Mr. Romero and Mr. Mega, based in Mexico City, were in Michoacán to understand how the growing demand for avocados in the United States is transforming lifestyles and landscapes across the region, where more than 25,000 acres of avocado orchards sit on land that as recently as 2014 was covered by forests. Their report, with photographs taken by César Rodríguez, was published in The Times last week.
The journalists traveled by car through Michoacán for fours days. The presence of avocados was evident beyond the orchards: Vendors sold them at food stands, the fruit filled local markets, and pictures of them dominated roadside advertisements.
Speaking with workers in the industry and local residents, the journalists found that people were happy to explain the effects of avocado expansion but afraid to have their names used. The lucrative avocado trade has attracted criminal gangs who threaten environmental activists and others who resist deforestation with kidnapping and death.
Although the journalists had expected some people to be reluctant about being identified — Michoacán is a volatile region where drug cartels hold sway — the level to which people were afraid was remarkable, Mr. Romero said.
“It’s understandable,” he added. “These people have everything to lose: their livelihood, their farmlands, their lives.”
This meant that The Times quoted them anonymously to respect their safety, a measure that extended to photography, too. People in Michoacán didn’t want to be pictured, even from behind or in silhouette. So Mr. Rodríguez had to get creative. In one photo, he photographed someone’s hand as it offered flowers at a shrine to the Virgin Mary. The frame appears blurred, obscuring the person’s identity.
That fear of being named was shared by public officials, several of whom spoke to Mr. Romero and Mr. Mega about various levels of corruption involved in the avocado trade. Mr. Mega recalled meeting one source under cover of night in a supermarket parking lot.
One man, Donaciano Arévalo, 60, was willing to be named. For years, Mr. Arévalo has been embroiled in a legal battle to reclaim a 50-acre parcel of land after he discovered men with chain saws cutting down trees to make way for avocado plants.

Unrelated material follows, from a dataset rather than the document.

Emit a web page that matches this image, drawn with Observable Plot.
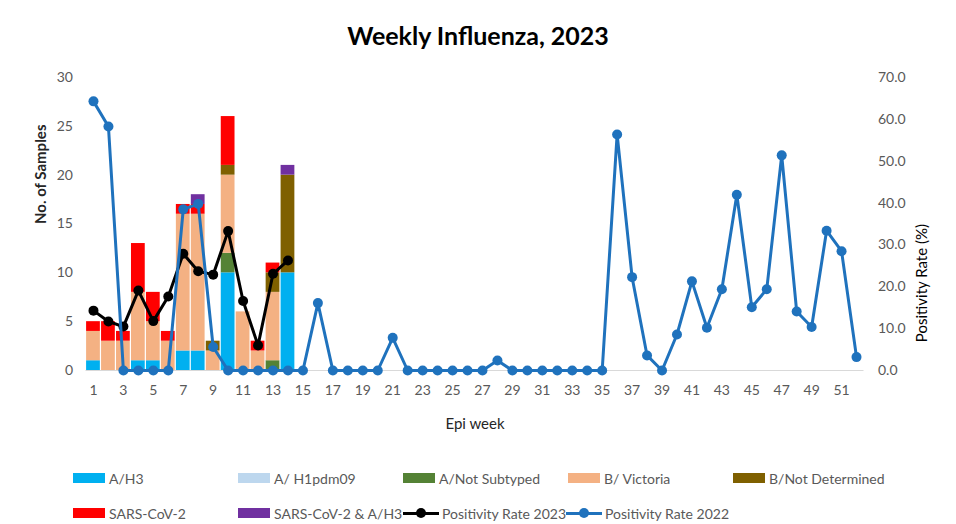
<!DOCTYPE html>
<html>
<head>
<meta charset="utf-8">
<script src="https://cdn.jsdelivr.net/npm/d3@7"></script>
<script src="https://cdn.jsdelivr.net/npm/@observablehq/plot@0.6"></script>
<style>
  body { margin: 0; background: #fff; font-family: Lato, "Liberation Sans", sans-serif; }
  #wrap { width: 956px; height: 524px; position: relative; overflow: hidden; }
  #title { height: 60px; line-height: 70px; text-align: center; font-weight: bold; font-size: 25px; color: #000; }
  #legend { position: absolute; left: 0; top: 0; width: 956px; height: 524px; pointer-events: none; }
  .item { position: absolute; display: flex; align-items: center; font-size: 14px; color: #595959; white-space: nowrap; height: 20px; }
  .sw { width: 32px; height: 10px; margin-right: 4px; }
  .ln { width: 36px; height: 12px; margin-right: 3px; position: relative; }
  .ln i { position: absolute; left: 0; right: 0; top: 5px; height: 3px; }
  .ln b { position: absolute; left: 13px; top: 1px; width: 10px; height: 10px; border-radius: 50%; }
</style>
</head>
<body>
<div id="wrap">
  <div id="title">Weekly Influenza, 2023</div>
  <div id="chart"></div>
  <div id="legend"></div>
</div>
<script>
const weeks = d3.range(1, 53);
const barWeeks = [1,2,3,4,5,6,7,8,9,10,11,12,13,14];
const seriesNames = ["A/H3", "A/ H1pdm09", "A/Not Subtyped", "B/ Victoria", "B/Not Determined", "SARS-CoV-2", "SARS-CoV-2 & A/H3"];
const seriesColors = ["#00b0f0", "#bdd7ee", "#548235", "#f4b183", "#7f6000", "#ff0000", "#7030a0"];
// counts per week 1..14
const aH3        = [1,0,0,1,1,0,2,2,0,10,0,0,0,10];
const aH1pdm09   = [0,0,0,0,0,0,0,0,0,0,0,0,0,0];
const aNotSub    = [0,0,0,0,0,0,0,0,0,2,0,0,1,0];
const bVictoria  = [3,3,3,7,4,3,14,14,2,8,6,2,7,0];
const bNotDet    = [0,0,0,0,0,0,0,0,1,1,0,0,2,10];
const sarsCov2   = [1,2,1,5,3,1,1,1,0,5,0,1,1,0];
const sarsAndH3  = [0,0,0,0,0,0,0,1,0,0,0,0,0,1];
const seriesValues = [aH3, aH1pdm09, aNotSub, bVictoria, bNotDet, sarsCov2, sarsAndH3];

const pos2023 = [14.3,11.7,10.5,19.1,11.8,17.7,27.9,23.7,22.9,33.3,16.6,6.0,23.1,26.3];
const pos2022 = [64.3,58.3,0,0,0,0,38.5,39.8,5.6,0,0,0,0,0,0,16.1,0,0,0,0,7.8,0,0,0,0,0,0,2.4,0,0,0,0,0,0,0,56.4,22.3,3.6,0,8.6,21.3,10.2,19.4,42.0,15.1,19.4,51.4,14.1,10.4,33.4,28.5,3.2];

const xTicks = d3.range(1, 52, 2);
const yTicks = [0,5,10,15,20,25,30];
const rTicks = [0,10,20,30,40,50,60,70];

const K = 30 / 70; // right axis -> left axis units

// stacked rows
const rows = [];
barWeeks.forEach((w, i) => {
  let acc = 0;
  seriesNames.forEach((s, j) => {
    const v = seriesValues[j][i];
    if (v > 0) rows.push({week: w, series: s, y1: acc, y2: acc + v});
    acc += v;
  });
});
const line2023 = barWeeks.map((w, i) => ({week: w, v: pos2023[i] * K}));
const line2022 = weeks.map((w, i) => ({week: w, v: pos2022[i] * K}));

const gray = "#595959";
const chart = Plot.plot({
  width: 956,
  height: 390,
  marginLeft: 85.5,
  marginRight: 92.5,
  marginTop: 17,
  marginBottom: 80,
  style: {fontFamily: "Lato, 'Liberation Sans', sans-serif", fontSize: "14px", color: gray, background: "#fff"},
  x: {domain: [0.5, 52.5], axis: null},
  y: {domain: [0, 30], axis: null},
  color: {domain: seriesNames, range: seriesColors},
  marks: [
    Plot.ruleY([0], {stroke: "#d9d9d9", strokeWidth: 1}),
    Plot.rect(rows, {x1: d => d.week - 0.46, x2: d => d.week + 0.46, y1: "y1", y2: "y2", fill: "series"}),
    Plot.line(line2023, {x: "week", y: "v", stroke: "#000", strokeWidth: 3}),
    Plot.dot(line2023, {x: "week", y: "v", r: 5, fill: "#000"}),
    Plot.line(line2022, {x: "week", y: "v", stroke: "#1f72bd", strokeWidth: 3}),
    Plot.dot(line2022, {x: "week", y: "v", r: 5, fill: "#1f72bd"}),
    Plot.axisY(yTicks, {anchor: "left", tickSize: 0, tickPadding: 13, label: null, fill: gray}),
    Plot.axisY(rTicks.map(t => t * K), {anchor: "right", tickSize: 0, tickPadding: 14, label: null, fill: gray, tickFormat: d => (d / K).toFixed(1)}),
    Plot.axisX(xTicks, {anchor: "bottom", tickSize: 0, tickPadding: 15, label: null, fill: gray}),
    Plot.text(["No. of Samples"], {frameAnchor: "left", dx: -45, rotate: -90, fontSize: 15, fontWeight: "bold", fill: "#262626"}),
    Plot.text(["Positivity Rate (%)"], {frameAnchor: "right", dx: 58, rotate: -90, fontSize: 15, fill: "#000"}),
    Plot.text(["Epi week"], {frameAnchor: "bottom", dy: 58, fontSize: 15, fill: "#262626"})
  ]
});
document.getElementById("chart").appendChild(chart);

// legend
const legend = document.getElementById("legend");
const colX = [73, 238, 403, 568, 733];
const items = [
  {type: "sw", label: seriesNames[0], color: seriesColors[0], x: colX[0], y: 478},
  {type: "sw", label: seriesNames[1], color: seriesColors[1], x: colX[1], y: 478},
  {type: "sw", label: seriesNames[2], color: seriesColors[2], x: colX[2], y: 478},
  {type: "sw", label: seriesNames[3], color: seriesColors[3], x: colX[3], y: 478},
  {type: "sw", label: seriesNames[4], color: seriesColors[4], x: colX[4], y: 478},
  {type: "sw", label: seriesNames[5], color: seriesColors[5], x: colX[0], y: 513},
  {type: "sw", label: seriesNames[6], color: seriesColors[6], x: colX[1], y: 513},
  {type: "ln", label: "Positivity Rate 2023", color: "#000", x: 403, y: 513},
  {type: "ln", label: "Positivity Rate 2022", color: "#1f72bd", x: 566, y: 513}
];
items.forEach(it => {
  const d = document.createElement("div");
  d.className = "item";
  d.style.left = it.x + "px";
  d.style.top = (it.y - 10) + "px";
  if (it.type === "sw") {
    d.innerHTML = `<span class="sw" style="background:${it.color}"></span><span>${it.label}</span>`;
  } else {
    d.innerHTML = `<span class="ln"><i style="background:${it.color}"></i><b style="background:${it.color}"></b></span><span>${it.label}</span>`;
  }
  legend.appendChild(d);
});
</script>
</body>
</html>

“He had deposited a lot of hope into that land that he bought,” said Mr. Romero, explaining that Mr. Arévalo wanted to leave it to his children.
The three journalists had to mind their own safety, too. While reporting, Mr. Romero, Mr. Mega and Mr. Rodríguez didn’t travel at night, were careful about the roads they used and, at one point, decided not to venture deeper into the region after being warned of substantial cartel activity in the area.

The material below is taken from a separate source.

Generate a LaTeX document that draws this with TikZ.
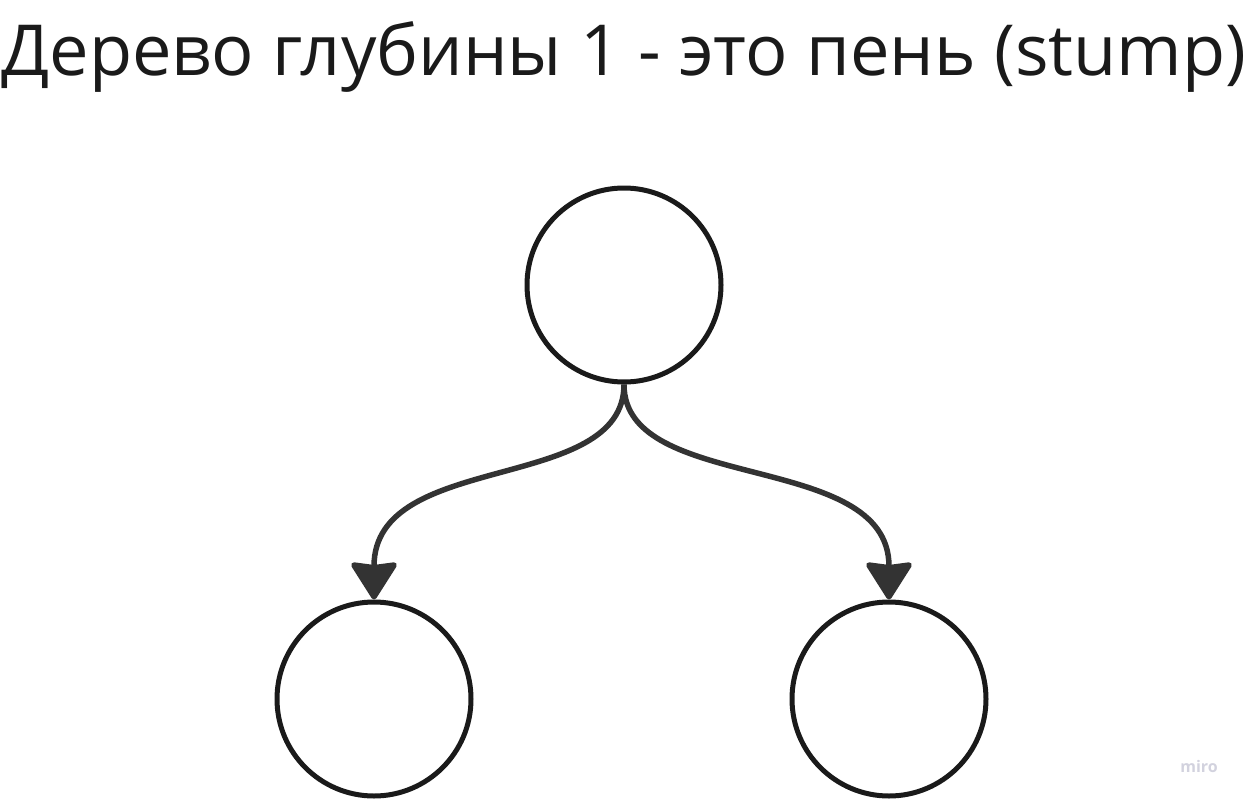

It was just as important to report on the mind-set of the local citizens as it was to illustrate the vast and dramatic physical changes to the countryside, where avocado producers, often with the help of the gangs, burn native forests before clearing them. Mr. Rodríguez took photos from hilltops and used an aerial drone. “Once you’re up there, you can see the contrast of the forest: what is burned, what remains and what is avocados,” he said.
It has been estimated that the area in Michoacán used for avocado crops could increase in size by more than 80 percent by 2050 as demand for the fruit increases in the United States. Americans already eat three times as many avocados as they did two decades ago, and avocado exportation from Michoacán is expected to skyrocket in the coming decades as that appetite grows.
At a packing house in the town of Uruapan, the self-proclaimed “avocado capital of the world,” workers allowed the Times journalists to see how avocados were processed. There, the driving force changing the land was clear.
“The avocados that had imperfections, those were for the local markets,” Mr. Mega said. “And the prettiest avocados went to the U.S.”